Born the son of a stockbroker, Fry was constantly in trouble in boarding school and later at Harvard. He loved modernist authors such as Joyce and Elliot and upon graduation, Fry visited Germany. This visit would have a profound influence on his life, for it was here he would speak to former Harvard classmate Ernst Hanfstanegl. Fry listened to Hanfstanegl as he explained how the leaders of the party, Hitler and Goebbels, were determined to exterminate the Jews and decided to help. "I volunteered myself. I knew what would happen to the refugees if the Nazi's got hold of them."

Fry discovered layers of courage that he never knew he possessed. Fry's work help save so many but there was another side to him. He liked to have a good time and drank and often told jokes while life and death decisions hung in the balance. It was as if Fry seemed to be hosting a giant party. But it was exciting for Fry and others to live outside the law and to take these risks. Fry saved not only artists and women but also plenty of regular people from the horrors of Nazi Germany. He was most sensitive to those who had been singled out by the Nazi's and put them top of his list. At the same time, those that he or his network believed to be communists were rejected, which is important to remember because many of the intellectuals of that time were communists.

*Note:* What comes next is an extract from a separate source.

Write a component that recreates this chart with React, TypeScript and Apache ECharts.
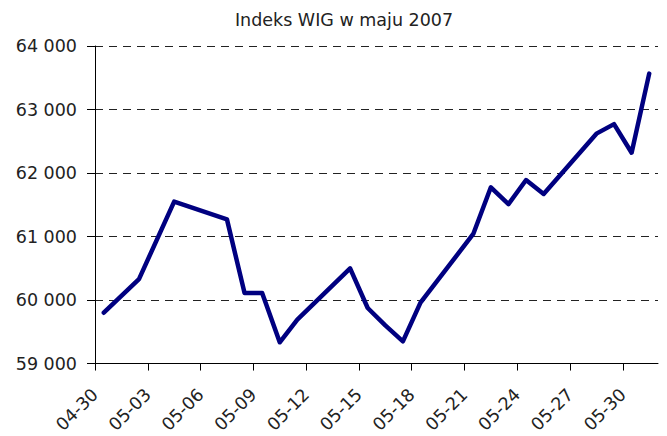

Fry was forced to leave in late 1941, and like so many others who find their moment in time at an early age, he
went into decline. Back in the states, he drifted from job to job, for nothing he did seemed as exciting as his days
in France. "The experiences of 10, 15 and even 20 years have been passed into one," Fry once said. Fry tried being a writer, a film producer and a teacher and at the end of his life he had no income. On Sept. 13, 1967, he was found dead in his bed as a forgotten man. But Fry had done his bit and showed that in times of crises some of the least likely people become heroes.